I met my husband almost 22 years ago. I met him in the fall of 1992. That year was the worst year of my life. So many bad/stupid things happened. I had an affair with a married man. (I was single) On my 25th birthday, I got a speeding ticket & a ticket for having a suspended Florida license that I had turned in when I got my Delaware one. I had a mentally disturbed person obsessed with me, and I got questioned by the police when he was found murdered. (I was in Delaware, he was killed in FL) And I went through the category 5 Hurricane Andrew, and it’s aftermath.
The only good thing that happened to me that year was that I met David. ☺ I had no idea the tall guy sitting at the counter of Denny’s would be my soul mate. I remember talking to him every chance I got. I once spent my entire break standing there just to talk to him. The funny thing, I didn’t even realize that I liked him that much. It just grew.
We talked about many different things. But one thing that did draw me to him was that he had just recently left Key West. To me that was part of south Florida, and “home” to me. I loved his sense of humor. I kind of unconsciously flirted with him for months. To me, he was a customer I happened to like.
Until that one night when I asked him out completely on impulse. I’m not sure who was more shocked. David because I asked him out, or me because he said yes. Our first date didn’t happen thanks to my stupid roommate deleting David’s messages. Our first real date started out as a disaster. Our second date was worse. But for some reason, David stuck around. And we’ve been together since January of 1993. We were married December of 1993.
We’ve had some ups and downs in our marriage, but mostly it’s been a pretty even ride. But last year, things started happening. I started to change. I did things that were previously out of character for me. I had an online affair. David had no clue until I told him. Then I managed to fall in love with someone else. And then I discovered I had an attraction to a female friend. And I finally had to admit to myself I’m bisexual.
I eventually told David about falling in love with the other person. He was justifiably angry and hurt. And he had every right to be. He would have had every right to tell me to leave. Thank God he didn’t. And he didn’t give up on me, or on us. He dealt with the situation with more grace than I would have.
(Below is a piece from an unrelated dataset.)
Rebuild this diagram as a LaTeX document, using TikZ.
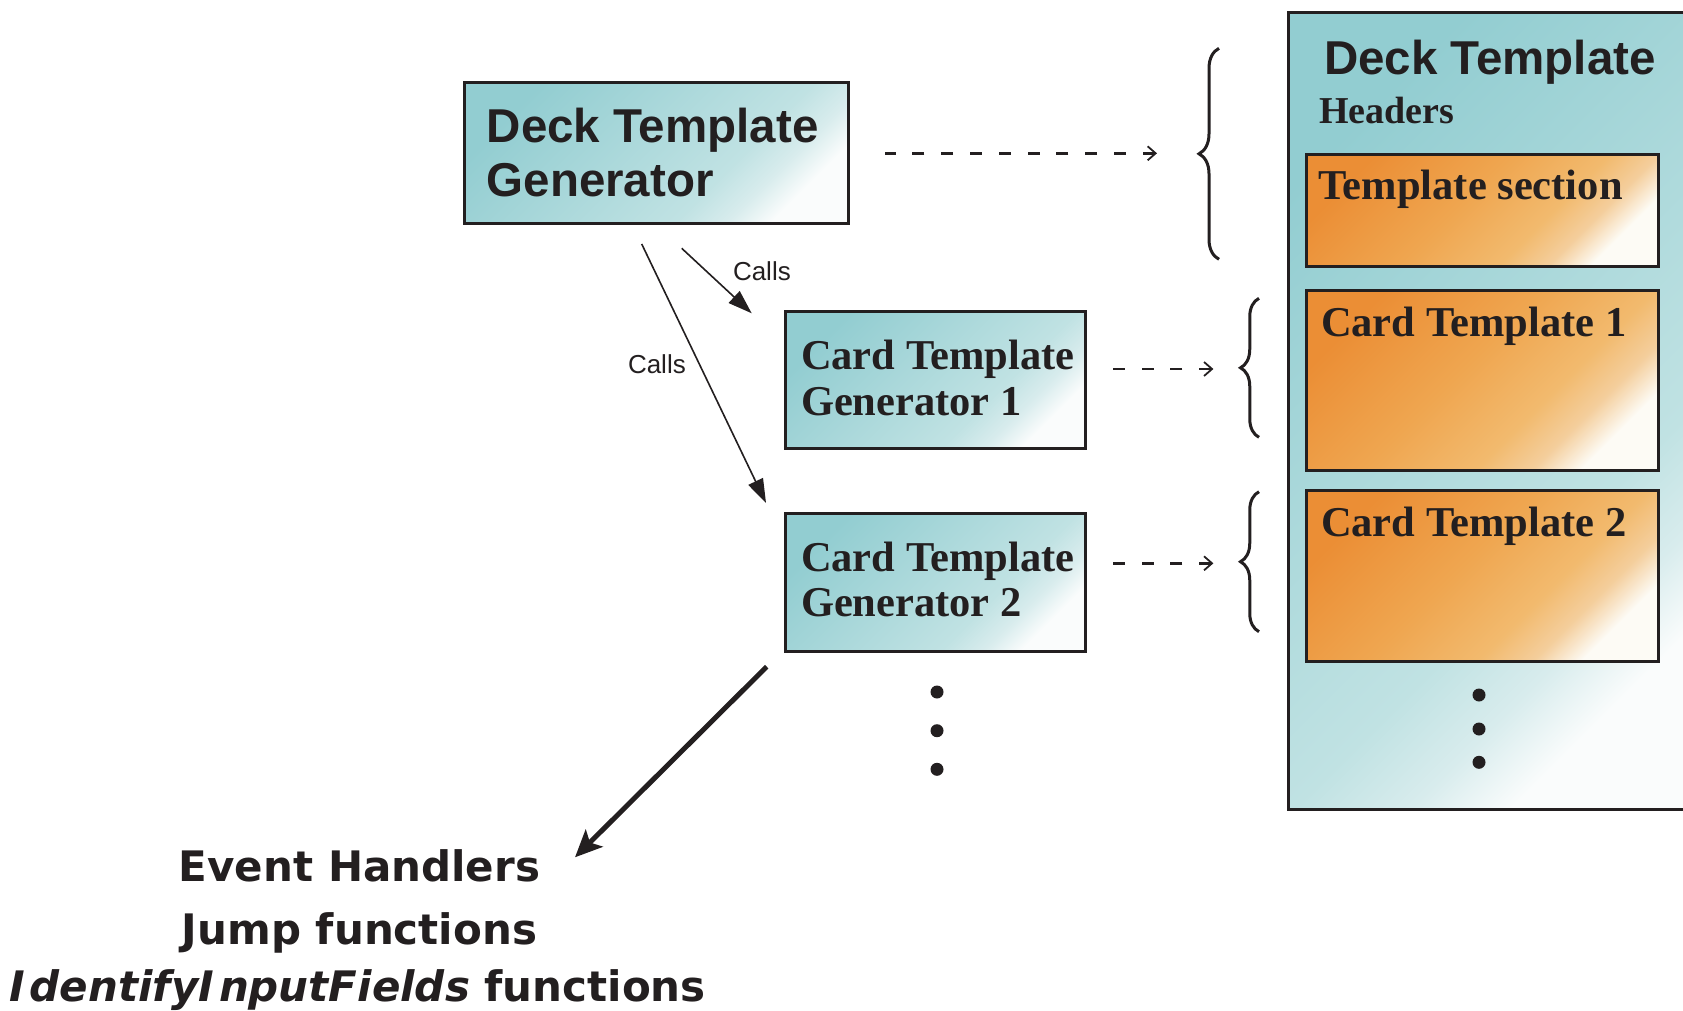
\documentclass[tikz,border=0pt]{standalone}
\usepackage{fontspec}
\setmainfont{Liberation Serif}
\newfontfamily\arialfont{Liberation Sans}
\newfontfamily\vfont{DejaVu Sans}[BoldFont={DejaVu Sans Bold},BoldItalicFont={DejaVu Sans Bold Oblique},ItalicFont={DejaVu Sans Oblique}]
\usetikzlibrary{arrows.meta,decorations.pathreplacing,calc}
\definecolor{ink}{HTML}{231F20}
\definecolor{tealA}{HTML}{92CDD1}
\definecolor{tealB}{HTML}{C0E2E3}
\definecolor{tealC}{HTML}{D8ECED}
\definecolor{tealD}{HTML}{FAFCFC}
\definecolor{orA}{HTML}{EB8E35}
\definecolor{orB}{HTML}{EFA650}
\definecolor{orC}{HTML}{F2BA6E}
\definecolor{orD}{HTML}{F4CE9C}
\definecolor{orE}{HTML}{FDFBF5}
\pgfdeclarehorizontalshading{tealgrad}{100bp}{color(0bp)=(tealA); color(25bp)=(tealA); color(62bp)=(tealB); color(69bp)=(tealC); color(75bp)=(tealD); color(100bp)=(tealD)}
\pgfdeclarehorizontalshading{orgrad}{100bp}{color(0bp)=(orA); color(25bp)=(orA); color(46bp)=(orB); color(61bp)=(orC); color(68.5bp)=(orD); color(75bp)=(orE); color(100bp)=(orE)}
\begin{document}
\begin{tikzpicture}[x=1pt,y=-1pt,
  box/.style={draw=ink, line width=3pt, anchor=north west, inner sep=0pt, outer sep=0pt, shade, shading angle=-45},
  tealbox/.style={box, shading=tealgrad},
  orbox/.style={box, shading=orgrad},
  txt/.style={inner sep=0pt, outer sep=0pt, anchor=base west, text=ink},
  sanshead/.style={txt, font={\arialfont\bfseries\fontsize{47.5pt}{50pt}\selectfont}},
  serifhead/.style={txt, font={\bfseries\fontsize{42.5pt}{46pt}\selectfont}},
  headersfont/.style={txt, font={\bfseries\fontsize{38pt}{42pt}\selectfont}},
  callsfont/.style={txt, font={\arialfont\fontsize{26pt}{28pt}\selectfont}},
  bottomtxt/.style={inner sep=0pt, anchor=base, text=ink, font={\vfont\bfseries\fontsize{42pt}{46pt}\selectfont}},
  dot/.style={circle, fill=ink, minimum size=13pt, inner sep=0pt},
  callarrow/.style={draw=ink, line width=1.6pt, -{Triangle[length=24pt,width=16pt]}},
  dasharrow/.style={draw=ink, line width=2.8pt, dash pattern=on 12pt off 16.8pt, {Straight Barb[length=8pt,width=14pt,line width=1.8pt]}-},
  bigarrow/.style={draw=ink, line width=5pt, -{Stealth[length=27pt,width=24pt,inset=6pt]}},
  bracestyle/.style={draw=ink, line width=3pt, decorate}
]
\useasboundingbox (0,0) rectangle (1683,1011);
\clip (0,0) rectangle (1683,1011);

% right big deck box
\node[tealbox, minimum width=400pt, minimum height=797pt] (deck) at (1288,12.4) {};
\node[sanshead] (deckA) at (1324,75) {Deck Template};
\node[headersfont] (hdr) at (1319,124) {Headers};
\node[orbox, minimum width=352.4pt, minimum height=111.7pt] (ts) at (1306.3,154.6) {};
\node[serifhead] (tsT) at (1318.5,200) {Template section};
\node[orbox, minimum width=352.4pt, minimum height=179.7pt] (ct1) at (1306.3,290.6) {};
\node[serifhead] (ct1T) at (1321,336.7) {Card Template 1};
\node[orbox, minimum width=352.4pt, minimum height=170.4pt] (ct2) at (1306.3,490.6) {};
\node[serifhead] (ct2T) at (1321,536.7) {Card Template 2};
\node[dot] (rd1) at (1479,695) {};
\node[dot] (rd2) at (1479,729) {};
\node[dot] (rd3) at (1479,762.3) {};

% generators
\node[tealbox, minimum width=384pt, minimum height=140pt] (dtg) at (464,83) {};
\node[sanshead] (dtgA) at (486.7,143) {Deck Template};
\node[sanshead] (dtgB) at (486.7,196.7) {Generator};

\node[tealbox, minimum width=300pt, minimum height=137.5pt] (ctg1) at (785.3,311.3) {};
\node[serifhead] (ctg1A) at (801,369.3) {Card Template};
\node[serifhead] (ctg1B) at (801,415) {Generator 1};

\node[tealbox, minimum width=300pt, minimum height=138pt] (ctg2) at (785.3,513) {};
\node[serifhead] (ctg2A) at (801,571) {Card Template};
\node[serifhead] (ctg2B) at (801,616.7) {Generator 2};

\node[dot] (ld1) at (937,692) {};
\node[dot] (ld2) at (937,730.7) {};
\node[dot] (ld3) at (937,769.3) {};

% calls arrows
\draw[callarrow] ($(dtg.south west)+(217.7,25.3)$) -- ($(ctg1.north west)+(-33.6,2)$);
\draw[callarrow] ($(dtg.south west)+(177.7,21)$) -- ($(ctg2.north west)+(-19.3,-10)$);
\node[callsfont] (calls1) at (733,280) {Calls};
\node[callsfont] (calls2) at (628,373.3) {Calls};

% braces
\draw[bracestyle, decoration={brace, amplitude=20pt}] (1219,259.3) -- (1219,48.3);
\draw[bracestyle, decoration={brace, amplitude=18.5pt}] (1259,437.3) -- (1259,298.3);
\draw[bracestyle, decoration={brace, amplitude=18.5pt}] (1259,631.7) -- (1259,491.7);

% dashed arrows
\coordinate (d1) at (1157,153.3);
\coordinate (d2) at (1213.4,369);
\coordinate (d3) at (1213.4,563.3);
\draw[dasharrow] (d1) -- ($(dtg.east |- d1)+(37,0)$);
\draw[dasharrow] (d2) -- ($(ctg1.east |- d2)+(25,0)$);
\draw[dasharrow] (d3) -- ($(ctg2.east |- d3)+(25,0)$);

% bottom text
\node[bottomtxt] (eh) at (359.5,881.7) {Event Handlers};
\node[bottomtxt] (jf) at (359.5,944) {Jump functions};
\node[bottomtxt] (iif) at (357.5,1001.7) {{\itshape I\kern5pt dentifyI\kern5pt nputFields} functions};
\coordinate (ehtip) at (575,857.3);
\draw[bigarrow] ($(ctg2.south west)+(-18.6,15.7)$) -- (ehtip);
\end{tikzpicture}
\end{document}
The situation became easier when the person I fell for got a girlfriend, and was moving on. I eventually moved on too, and we’re back to friends. That was a major relief for David.
I wasn’t very graceful about telling David I was bisexual. He was pretty flabbergasted. His response was that he thought it was a phase. 46 years isn’t a phase. But it took me that long to accept it. He also thought it was a choice. I think he’s beginning to understand what it does mean to be bi. And that it isn’t a choice.
Through all of the turmoil I’ve been through, and I put him through this past year, he has stuck by me. He has always had my back, and made sure I knew that he loved me. I never realized how important that was until I had someone saying they loved me, but didn’t back it up.
Because of what I have experienced this past year, I have learned to appreciate David so much more. I love him even more than I ever have. I appreciate that he is a good, honest and kind man. I appreciate that he is a hard working man, and takes care of me. I appreciate that he has never once made me feel like he didn’t love me, or that I wasn’t worthy of his love. He hasn’t judged me for all of my stupid mistakes.
I have been so blessed to have him in my life. For a while, I didn’t see that. I was blinded by other things and feelings. But God gave me my soul mate. Sometimes you have to see what someone else is not, to see what good there is in the person in front of you. It will always pain me that I hurt David by falling for someone else, but I did learn from it. I learned what an awesome man I already have.
No relationship is without troubles. Ours certainly hasn’t been trouble free. But we have both learned from things. I learned that I have a man who will always love me. I’m not worthy of that love, but I will try every day to be. Every day I get to hug the man I love, and just feel his love surrounding me.
I have fallen in love twice. The first time was 21 years ago, and it’s still going strong. The second time was last year, and lasted a matter of months. I regret the hurt it caused David, but it has made me a better person. It has made my love for David so much stronger. We all have trials by fire. Thankfully we’re made of steel, and it only strengthened us. I love my husband. He’s the best damn thing to ever happen to me.